• Youth activists deliver petition with more than 1.5 million signatures to United Nations calling for the biggest education investment in history
  • United Nations Secretary-General, World Bank, and regional development banks advancing proposal for the International Finance Facility for Education
  • UN Special Envoy Gordon Brown warns of education crisis creating “wide and persistent divide” that risks excluding 400 million girls from employment in 2030

NEW YORK, May 11, 2018 – Today, youth activists from around the world in New York will meet the United Nations Secretary-General António Guterres and carry a clear and simple message: “We need more and better funding for education to achieve our full potential.”

The youth will hand over a global petition with more than 1.5 million signatures calling on world leaders to launch a new International Finance Facility for Education that can provide an additional USD 10 billion for global education investments for the most marginalized young people throughout the world.

The world is facing an education crisis which is creating a wide and persistent divide between children who have access to skills and opportunity – and those who do not. If no action is taken, more than 400 million girls will not be on track to have the skills needed for employment in 2030. Learning standards across Africa are 100 years behind today’s average high-income countries, and by 2030 the International Commission on Financing Global Education Opportunity (the Education Commission) estimates that more than half of the world’s children and young people – some 800 million youth – will not have the basic skills needed for the modern workforce.

On current trends, it will take until after 2100 for all countries to reach the Sustainable Development Goal 4 (SDG 4) target of ensuring that all children complete primary and secondary education.

UN Special Envoy for Global Education Gordon Brown said: “The human faces behind these statistics are the most heartbreaking. Instead of being in school, children will be trapped as laborers, brides, soldiers, and victims of trafficking. Aspiring doctors, lawyers, teachers, and innovators of tomorrow will never realize their talents – this is a loss we cannot afford.”

The International Finance Facility for Education would work with countries to collectively achieve the largest education investment in history and empower the next generation to fulfill their full potential.

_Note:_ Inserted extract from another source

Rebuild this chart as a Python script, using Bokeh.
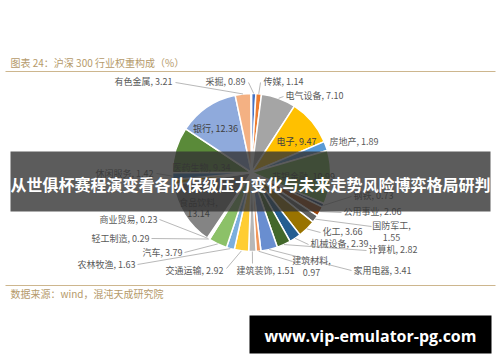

Young people are outraged that progress has stalled as investment has not kept pace with the need for education funding. International support has declined from 13% of all aid ten years ago to now just 10%. All aid to education in developing countries combined offers only USD 10 per child – not enough to pay for a second-hand textbook, let alone a quality education.

Today at the United Nations, Global Youth Ambassadors from Nepal, Kenya, and Sierra Leone are bringing the signatures of more than 1.5 million people asking for change and immediate action. The petition was collected by young people working with several organizations, including Theirworld’s network of 900 Global Youth Ambassadors in 90 countries, BRAC in Bangladesh, and Idara-e-Taleem-o-Aagahi in Pakistan. The youth will meet with the United Nations Secretary-General, UN Special Envoy Gordon Brown, President of the Inter-American Development Bank Luis Moreno, and the World Bank’s Vice President for Human Development Annette Dixon to discuss funding for education.

The Facility, put forward by the Secretary-General, would make aid more effective by leveraging and maximizing the impact of donor resources through the World Bank and regional development banks to provide an additional 20 million places in school in its initial stage. Countries would multiply the impact by increasing their own funding and committing to critical education reforms.  

Upon meeting with the youth advocates and receiving the petition, the United Nations Secretary-General declared, “In our fast-changing world, we cannot accept 250 million children failing to learn even the most basic skills. In the coming decade, some one billion young people will enter the workforce. They all need education so that they can help build a world of peace, prosperity, dignity, and opportunity for all. That is why the proposed new International Finance Facility for Education is critical.”   

History shows that innovative and concerted international efforts can have profound impact. A decade and a half ago, such cooperation generated extraordinary new resources for the health sector and saved millions of lives. Achieving universal education would increase GDP per capita in low-income countries by almost 70 percent by 2050. The Facility will make what was once considered impossible – quality education for every child – possible within a generation.